Minnesota couples may be interested to learn that according to Bowling Green’s National Center for Family & Marriage Research, people over the age of 50 were twice as likely to get divorced in 2010 compared to 20 years earlier. While divorce can be financially devastating at any age, one of the main concerns for people in this age group is preserving their retirement.
Women may fare particularly poorly from a financial point of view with 41 percent experiencing a decline in income after divorce compared to just 23 percent of men. However, both men and women should assess their finances. It is important to note that some expenses will go up. For example, auto insurance rates may be higher for a single person.
One option might be delaying the divorce if it is worth doing so to get certain benefits. Most people 65 or older are eligible for Medicare, and this can be less expensive than many insurance options. Furthermore, if people have been married for 10 years or more, one spouse may qualify to draw Social Security on the other spouse’s earnings.

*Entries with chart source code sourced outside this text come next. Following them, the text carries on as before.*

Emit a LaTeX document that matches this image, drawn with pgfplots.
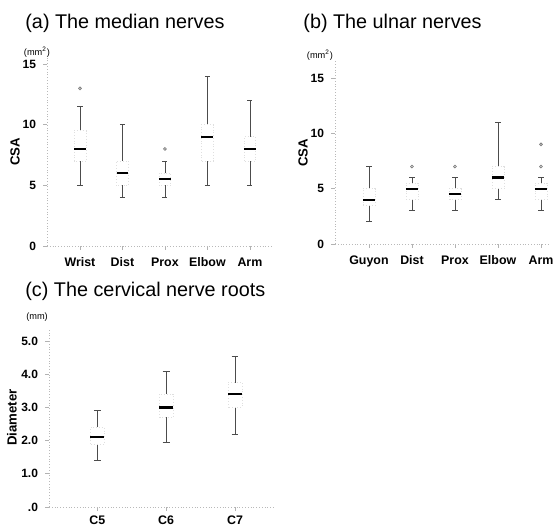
\documentclass[border=0pt]{standalone}
\usepackage{fontspec}
\setmainfont{Liberation Sans}
\usepackage{pgfplots}
\pgfplotsset{compat=1.18}
\usepgfplotslibrary{statistics}
\pgfplotsset{
  nerve/.style={
    scale only axis,
    enlargelimits=false,
    clip=false,
    axis x line*=bottom, axis y line*=left,
    axis line style={gray!55, densely dotted},
    tick style={gray!60, thin, solid},
    tick align=outside, major tick length=2pt,
    xticklabel style={font=\fontsize{6.2}{7}\selectfont\bfseries, text height=4.6pt, text depth=1.3pt, yshift=0pt},
    yticklabel style={font=\fontsize{6}{7}\selectfont\bfseries},
    /pgf/number format/assume math mode=true,
    ylabelshift/.initial=-16pt,
    every axis y label/.style={at={(rel axis cs:0,0.5)}, xshift=\pgfkeysvalueof{/pgfplots/ylabelshift}, rotate=90, anchor=center, font=\fontsize{6.6}{7}\selectfont\bfseries},
    boxplot/draw direction=y,
    boxplot/box extend=0.28,
    boxplot/whisker extend=0.12,
    boxplot/every box/.style={draw=gray!25, densely dotted, thin},
    boxplot/every median/.style={black, line width=1.1pt, solid},
    boxplot/every whisker/.style={black!70, thin},
  },
  bx/.style={black, mark=o, mark size=0.7pt, mark options={gray, thin, solid}},
}
\begin{document}
\begin{tikzpicture}
\useasboundingbox (0,0) rectangle (277.5pt,264.5pt);
% titles
\node[anchor=west, inner sep=0pt, font=\fontsize{9.9}{10}\selectfont] at (12.5pt,253pt) {(a) The median nerves};
\node[anchor=west, inner sep=0pt, font=\fontsize{9.9}{10}\selectfont] at (151.5pt,253pt) {(b) The ulnar nerves};
\node[anchor=west, inner sep=0pt, font=\fontsize{9.9}{10}\selectfont] at (12.5pt,119pt) {(c) The cervical nerve roots};

% (a)
\begin{axis}[nerve, at={(23.5pt,141.5pt)}, anchor=south west,
  width=112.5pt, height=94pt,
  xmin=-0.776, xmax=4.52, ymin=0, ymax=15.5,
  xtick={0,1,2,3,4}, xticklabels={Wrist,Dist,Prox,Elbow,Arm},
  ytick={0,5,10,15}, ylabel={CSA}]
\addplot[bx, boxplot prepared={draw position=0, lower whisker=5, lower quartile=7, median=8, upper quartile=9.5, upper whisker=11.5}] coordinates {(0,13)};
\addplot[bx, boxplot prepared={draw position=1, lower whisker=4, lower quartile=5, median=6, upper quartile=7, upper whisker=10}] coordinates {};
\addplot[bx, boxplot prepared={draw position=2, lower whisker=4, lower quartile=5, median=5.5, upper quartile=6, upper whisker=7}] coordinates {(0,8)};
\addplot[bx, boxplot prepared={draw position=3, lower whisker=5, lower quartile=7, median=9, upper quartile=10, upper whisker=14}] coordinates {};
\addplot[bx, boxplot prepared={draw position=4, lower whisker=5, lower quartile=7, median=8, upper quartile=9, upper whisker=12}] coordinates {};
\node[font=\fontsize{4.6}{5}\selectfont, inner sep=0pt] at (rel axis cs:0,1) [xshift=-5pt, yshift=3pt] {(mm\textsuperscript{2})};
\end{axis}

% (b)
\begin{axis}[nerve, at={(167.5pt,142.5pt)}, anchor=south west,
  width=107.5pt, height=91.3pt,
  xmin=-0.79, xmax=4.21, ymin=0, ymax=16.5,
  xtick={0,1,2,3,4}, xticklabels={Guyon,Dist,Prox,Elbow,Arm},
  ytick={0,5,10,15}, ylabel={CSA}]
\addplot[bx, boxplot prepared={draw position=0, lower whisker=2, lower quartile=3.5, median=4, upper quartile=5, upper whisker=7}] coordinates {};
\addplot[bx, boxplot prepared={draw position=1, lower whisker=3, lower quartile=4, median=5, upper quartile=5.5, upper whisker=6}] coordinates {(0,7)};
\addplot[bx, boxplot prepared={draw position=2, lower whisker=3, lower quartile=4, median=4.5, upper quartile=5, upper whisker=6}] coordinates {(0,7)};
\addplot[bx, boxplot prepared={draw position=3, lower whisker=4, lower quartile=5, median=6, upper quartile=7, upper whisker=11}] coordinates {};
\addplot[bx, boxplot prepared={draw position=4, lower whisker=3, lower quartile=4, median=5, upper quartile=5.5, upper whisker=6}] coordinates {(0,7) (0,9)};
\node[font=\fontsize{4.6}{5}\selectfont, inner sep=0pt] at (rel axis cs:0,1) [xshift=-7.5pt, yshift=3pt] {(mm\textsuperscript{2})};
\end{axis}

% (c)
\begin{axis}[nerve, at={(24.5pt,11pt)}, anchor=south west,
  width=113pt, height=89.6pt,
  xmin=-0.70, xmax=2.58, ymin=0, ymax=5.4,
  xtick={0,1,2}, xticklabels={C5,C6,C7},
  xticklabel style={yshift=1.5pt},
  ytick={0,1,2,3,4,5}, yticklabels={.0,1.0,2.0,3.0,4.0,5.0},
  ylabel={Diameter}, ylabelshift=-18.5pt,
  boxplot/box extend=0.2, boxplot/whisker extend=0.1]
\addplot[bx, boxplot prepared={draw position=0, lower whisker=1.4, lower quartile=1.9, median=2.1, upper quartile=2.4, upper whisker=2.9}] coordinates {};
\addplot[bx, boxplot prepared={draw position=1, lower whisker=1.95, lower quartile=2.7, median=3.0, upper quartile=3.4, upper whisker=4.1}] coordinates {};
\addplot[bx, boxplot prepared={draw position=2, lower whisker=2.2, lower quartile=3.0, median=3.4, upper quartile=3.75, upper whisker=4.55}] coordinates {};
\node[font=\fontsize{4.6}{5}\selectfont, inner sep=0pt] at (rel axis cs:0,1) [xshift=-6pt, yshift=5.5pt] {(mm)};
\end{axis}
\end{tikzpicture}
\end{document}
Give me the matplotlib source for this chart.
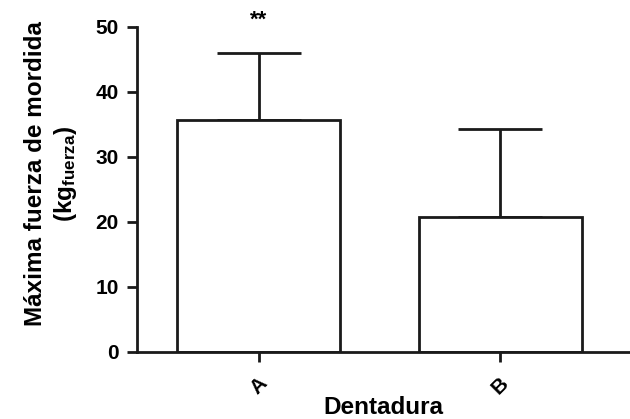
import numpy as np
from matplotlib import pyplot as plt

plt.rcParams['font.family'] = ['Liberation Sans', 'DejaVu Sans']
plt.rcParams['mathtext.fontset'] = 'custom'
plt.rcParams['mathtext.rm'] = 'Liberation Sans:bold'
plt.rcParams['mathtext.bf'] = 'Liberation Sans:bold'
plt.rcParams['mathtext.default'] = 'bf'

categories = ['A', 'B']
means = [35.7, 20.8]
errors = [10.3, 13.5]
yticks = [0, 10, 20, 30, 40, 50]

fig = plt.figure(figsize=(6.3, 4.19), dpi=100)
ax = fig.add_axes([0.2175, 0.160, 0.7825, 0.7756])

x = np.arange(len(categories))
ax.bar(x, means, width=0.675, color='white', edgecolor='#1a1a1a', linewidth=2, zorder=2)
ax.errorbar(x, means, yerr=[np.zeros(len(means)), errors], fmt='none',
            ecolor='#1a1a1a', elinewidth=2, capsize=30, capthick=2, zorder=1)

ax.text(0, 51.0, '**', ha='center', va='center', fontsize=16, fontweight='bold', clip_on=False)

ax.set_xlim(-0.503, 1.538)
ax.set_ylim(0, 50)
ax.set_yticks(yticks)
ax.set_xticks(x)
ax.set_xticklabels(categories, rotation=45, fontsize=15, fontweight='bold')
ax.set_yticklabels([str(t) for t in yticks], fontsize=15, fontweight='bold')

for side in ['top', 'right']:
    ax.spines[side].set_visible(False)
for side in ['left', 'bottom']:
    ax.spines[side].set_linewidth(2)
    ax.spines[side].set_color('#1a1a1a')
ax.tick_params(axis='both', width=2, length=7, color='#1a1a1a')
ax.tick_params(axis='y', pad=6)
ax.tick_params(axis='x', pad=9)

ax.set_xlabel('Dentadura', fontsize=17.5, fontweight='bold', labelpad=-2)
ax.set_ylabel('Máxima fuerza de mordida\n(kg$_{\\mathbf{fuerza}}$)', fontsize=17.5,
              fontweight='bold', labelpad=12, linespacing=1.25)
ax.yaxis.label.set_y(0.548)

fig.savefig('out.png', dpi=100)
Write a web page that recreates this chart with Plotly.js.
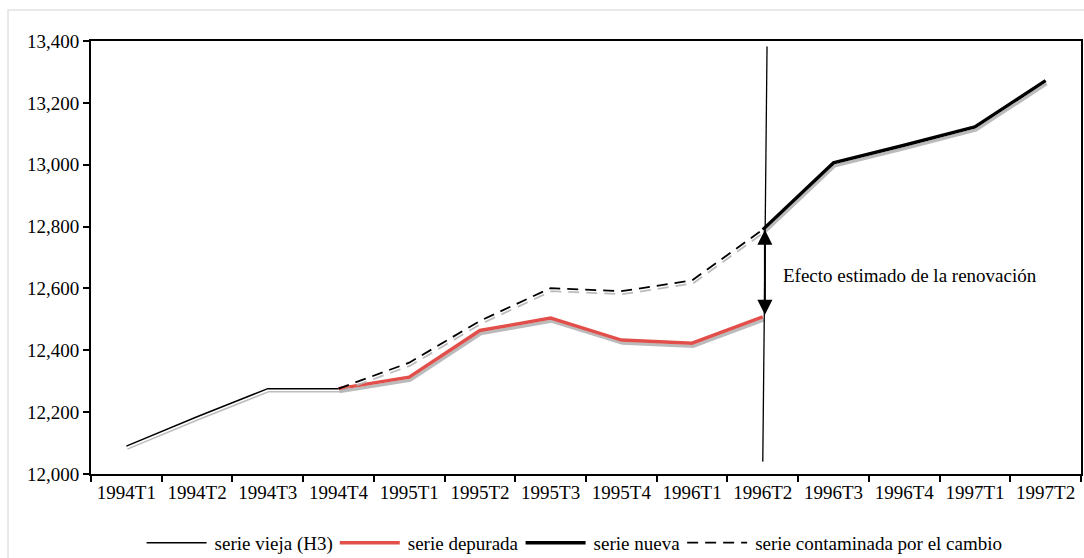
<!DOCTYPE html>
<html>
<head>
<meta charset="utf-8">
<script src="https://cdn.plot.ly/plotly-3.0.1.min.js"></script>
<style>
html,body{margin:0;padding:0;background:#fff;}
#chart{width:1084px;height:558px;}
</style>
</head>
<body>
<svg width="0" height="0" style="position:absolute">
  <defs>
    <filter id="sh" filterUnits="userSpaceOnUse" x="-2000" y="-2000" width="6000" height="6000">
      <feDropShadow dx="1" dy="3" stdDeviation="0.7" flood-color="#b4b4b4" flood-opacity="0.9"/>
    </filter>
  </defs>
</svg>
<div id="chart"></div>
<script>
var categories = ['1994T1','1994T2','1994T3','1994T4','1995T1','1995T2','1995T3','1995T4','1996T1','1996T2','1996T3','1996T4','1997T1','1997T2'];

var vieja_x = ['1994T1','1994T2','1994T3','1994T4'];
var vieja_y = [12090, 12185, 12276, 12276];

var depurada_x = ['1994T4','1995T1','1995T2','1995T3','1995T4','1996T1','1996T2'];
var depurada_y = [12276, 12313, 12464, 12504, 12433, 12423, 12508];

var nueva_x = ['1996T2','1996T3','1996T4','1997T1','1997T2'];
var nueva_y = [12790, 13006, 13063, 13122, 13272];

var contaminada_x = ['1994T4','1995T1','1995T2','1995T3','1995T4','1996T1','1996T2'];
var contaminada_y = [12276, 12360, 12495, 12601, 12591, 12626, 12790];

var effectLabel = 'Efecto estimado de la renovación';
var yTicks = [12000, 12200, 12400, 12600, 12800, 13000, 13200, 13400];

var FONT = 'Liberation Serif, Times New Roman, serif';
var FS = 19;

var traces = [
  {x: vieja_x, y: vieja_y, name: 'serie vieja (H3)', mode: 'lines',
   line: {color: '#000', width: 1.5}},
  {x: depurada_x, y: depurada_y, name: 'serie depurada', mode: 'lines',
   line: {color: '#e2504b', width: 3.5}},
  {x: nueva_x, y: nueva_y, name: 'serie nueva', mode: 'lines',
   line: {color: '#000', width: 3.5}},
  {x: contaminada_x, y: contaminada_y, name: 'serie contaminada por el cambio', mode: 'lines',
   line: {color: '#000', width: 1.8, dash: '11px,7px'}}
];

var layout = {
  width: 1084, height: 558,
  margin: {l: 91, r: 3, t: 41, b: 84, autoexpand: false},
  paper_bgcolor: '#fff', plot_bgcolor: '#fff',
  font: {family: FONT, size: FS, color: '#000'},
  showlegend: true,
  legend: {orientation: 'h', x: 0.49, xanchor: 'center', y: -0.159, yanchor: 'middle',
           font: {family: FONT, size: FS, color: '#000'}, itemwidth: 60, traceorder: 'normal',
           itemclick: false},
  xaxis: {
    type: 'category', categoryorder: 'array', categoryarray: categories,
    range: [-0.5, 13.5], tickson: 'boundaries',
    showline: true, linecolor: '#000', linewidth: 2, mirror: true,
    ticks: 'outside', ticklen: 6, tickwidth: 2, tickcolor: '#000',
    showgrid: false, zeroline: false,
    tickfont: {family: FONT, size: FS, color: '#000'}
  },
  yaxis: {
    range: [12000, 13400], tickvals: yTicks, tickformat: ',d',
    showline: true, linecolor: '#000', linewidth: 2, mirror: true,
    ticks: 'outside', ticklen: 6, tickwidth: 2, tickcolor: '#000',
    showgrid: false, zeroline: false,
    tickfont: {family: FONT, size: FS, color: '#000'}
  },
  shapes: [
    {type: 'rect', xref: 'paper', yref: 'paper', x0: -0.0838, x1: 1.05, y0: -0.3, y1: 1.0716,
     line: {color: '#e2e2e2', width: 1.5}, layer: 'below'},
    {type: 'line', xref: 'x', yref: 'y', x0: 9.06, x1: 9.0, y0: 13382, y1: 12040,
     line: {color: '#000', width: 1.3}}
  ],
  annotations: [
    {x: 9.03, y: 12790, ax: 9.03, ay: 12510, xref: 'x', yref: 'y', axref: 'x', ayref: 'y',
     text: '', showarrow: true, arrowside: 'end+start', arrowhead: 2, startarrowhead: 2,
     arrowsize: 1.5, startarrowsize: 1.5, arrowwidth: 2, arrowcolor: '#000', standoff: 0, startstandoff: 0},
    {x: 9, y: 12643, xref: 'x', yref: 'y', text: effectLabel, showarrow: false,
     xanchor: 'left', yanchor: 'middle', xshift: 18,
     font: {family: FONT, size: FS, color: '#000'}}
  ]
};

Plotly.newPlot('chart', traces, layout, {displayModeBar: false, staticPlot: true}).then(function(gd){
  gd.querySelectorAll('.scatterlayer .js-line').forEach(function(p){ p.style.filter = 'url(#sh)'; });
  gd.querySelectorAll('.legend .legendlines path').forEach(function(p){ p.setAttribute('d', 'M2,0h60'); });
});
</script>
</body>
</html>
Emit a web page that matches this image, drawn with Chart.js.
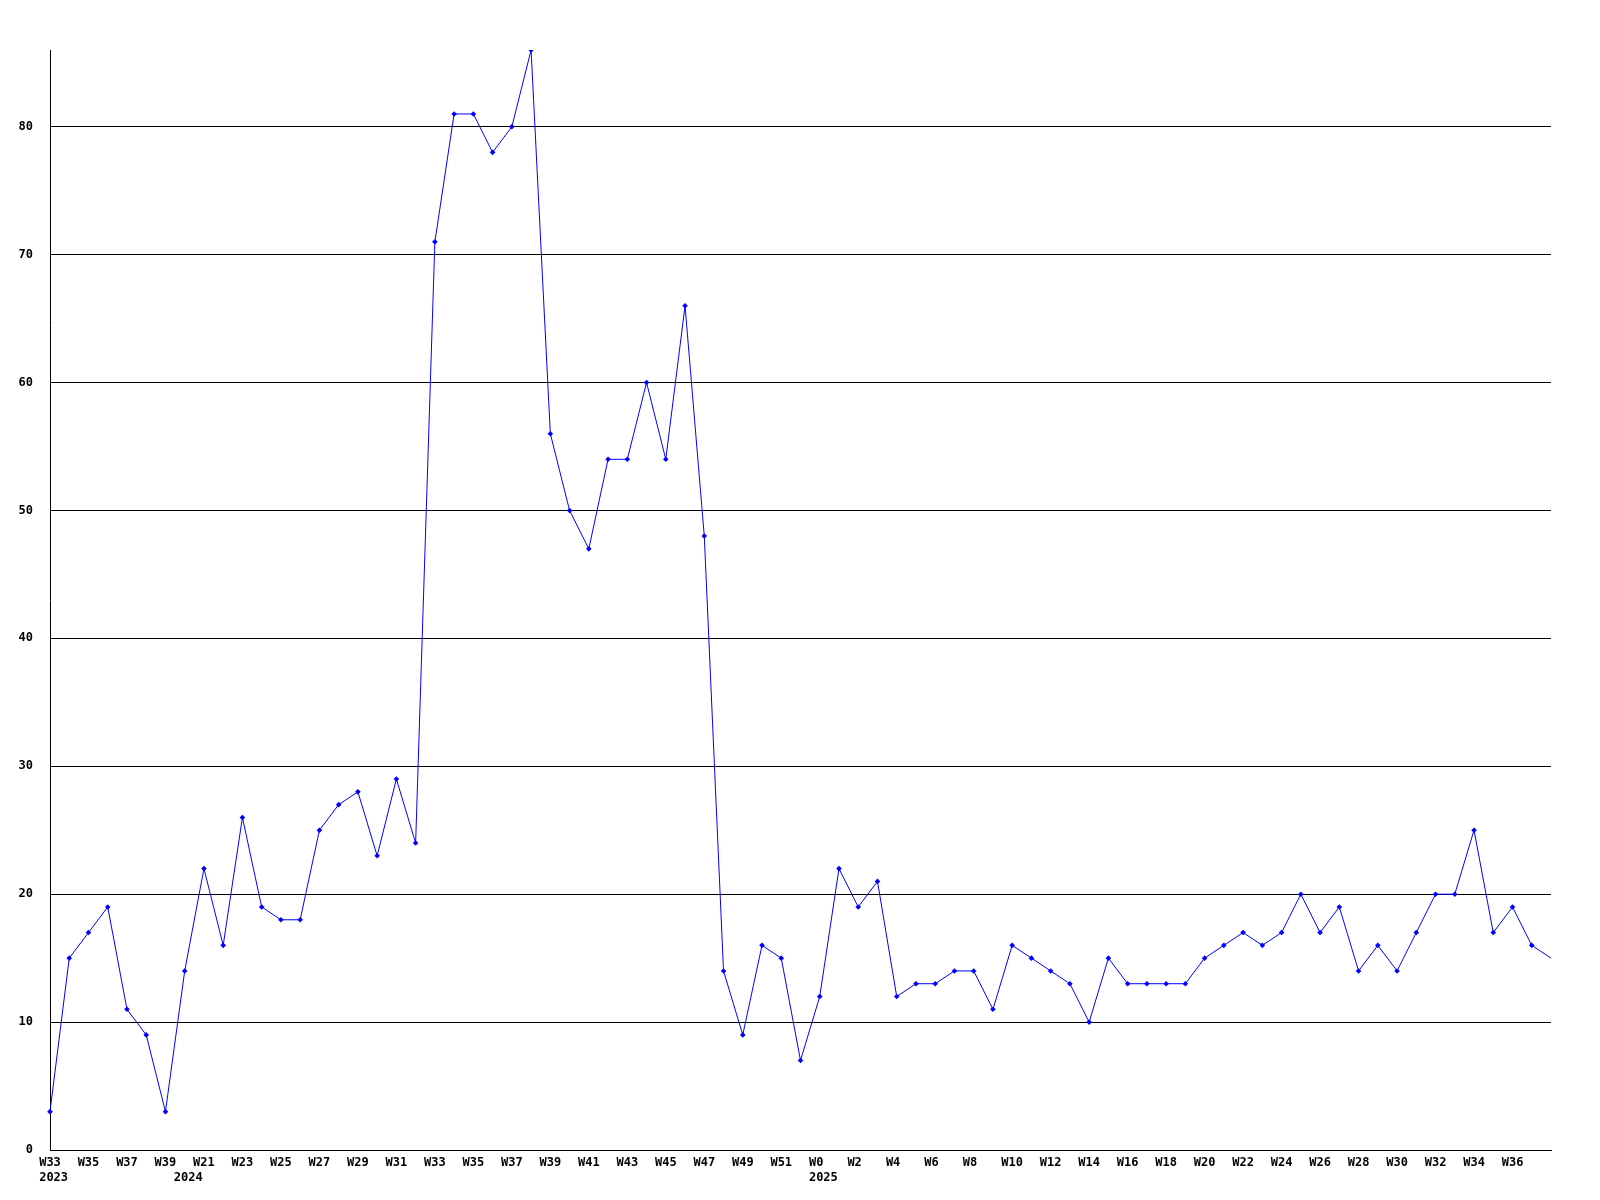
<!DOCTYPE html>
<html>
<head>
<meta charset="utf-8">
<script src="https://cdn.jsdelivr.net/npm/chart.js@4.4.1/dist/chart.umd.min.js"></script>
<style>
  html, body { margin: 0; padding: 0; background: #ffffff; }
  #wrap { width: 1600px; height: 1200px; }
</style>
</head>
<body>
<div id="wrap"><canvas id="c" width="1600" height="1200"></canvas></div>
<script>
const weekLabels = [
  'W33','W34','W35','W36','W37','W38','W39',
  'W20','W21','W22','W23','W24','W25','W26','W27','W28','W29','W30','W31','W32','W33','W34','W35','W36','W37','W38','W39','W40','W41','W42','W43','W44','W45','W46','W47','W48','W49','W50','W51','W52',
  'W0','W1','W2','W3','W4','W5','W6','W7','W8','W9','W10','W11','W12','W13','W14','W15','W16','W17','W18','W19','W20','W21','W22','W23','W24','W25','W26','W27','W28','W29','W30','W31','W32','W33','W34','W35','W36','W37','W38'
];
const yearStartIndex = [0, 7, 40];
const yearNames = ['2023', '2024', '2025'];
const counts = [
  3, 15, 17, 19, 11, 9, 3,
  14, 22, 16, 26, 19, 18, 18, 25, 27, 28, 23, 29, 24, 71, 81, 81, 78, 80, 86, 56, 50, 47, 54, 54, 60, 54, 66, 48, 14, 9, 16, 15, 7,
  12, 22, 19, 21, 12, 13, 13, 14, 14, 11, 16, 15, 14, 13, 10, 15, 13, 13, 13, 13, 15, 16, 17, 16, 17, 20, 17, 19, 14, 16, 14, 17, 20, 20, 25, 17, 19, 16, 15
];
const yTicks = [0, 10, 20, 30, 40, 50, 60, 70, 80];
const yMax = 86;

const FONT = { family: '"DejaVu Sans Mono", "Liberation Mono", monospace', size: 12, weight: 'bold', lineHeight: 1.25 };

new Chart(document.getElementById('c'), {
  type: 'line',
  data: {
    labels: weekLabels,
    datasets: [{
      data: counts,
      borderColor: '#0000ff',
      backgroundColor: '#0000ff',
      borderWidth: 1,
      tension: 0,
      fill: false,
      pointStyle: 'rectRot',
      pointRadius: counts.map((v, i) => i === counts.length - 1 ? 0 : 2.8),
      pointBorderWidth: 0,
      pointBackgroundColor: '#0000ff'
    }]
  },
  options: {
    responsive: false,
    animation: false,
    devicePixelRatio: 1,
    layout: { padding: { left: 0, right: 49, top: 50, bottom: 0 } },
    plugins: { legend: { display: false }, tooltip: { enabled: false } },
    scales: {
      x: {
        offset: false,
        grid: { display: false, drawTicks: false },
        border: { display: true, color: '#000000', width: 1 },
        afterFit: (axis) => { axis.height = 50; },
        ticks: {
          autoSkip: false,
          maxRotation: 0,
          minRotation: 0,
          padding: 5,
          color: '#000000',
          font: FONT,
          callback: function (value, index) {
            const yi = yearStartIndex.indexOf(index);
            const showWeek = index % 2 === 0 && index !== weekLabels.length - 1;
            const w = showWeek ? weekLabels[index].padEnd(3, ' ') : '';
            if (yi >= 0) return [w, ' ' + yearNames[yi]];
            return w;
          }
        }
      },
      y: {
        min: 0,
        max: yMax,
        afterFit: (axis) => { axis.width = 50; },
        afterBuildTicks: (axis) => { axis.ticks = yTicks.map(v => ({ value: v })); },
        grid: { color: '#000000', lineWidth: 1, drawTicks: false },
        border: { display: true, color: '#000000', width: 1 },
        ticks: {
          padding: 17,
          color: '#000000',
          font: FONT,
          callback: (v) => String(v)
        }
      }
    }
  }
});
</script>
</body>
</html>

Retirement accounts are also generally divided in a divorce. There may be steps people can take to reduce or eliminate the tax burden from a retirement account distribution. Negotiating property division can be complex for divorcing couples of any age. Furthermore, there are a number of potential financial pitfalls. For example, a custodial parent, might be tempted to keep the family home and might even agree to give up other assets, such as their share of retirement, in order to do so. This can be financially disastrous because of mortgage payments and upkeep. Accordingly, people may want to obtain legal advice at this stage of the process.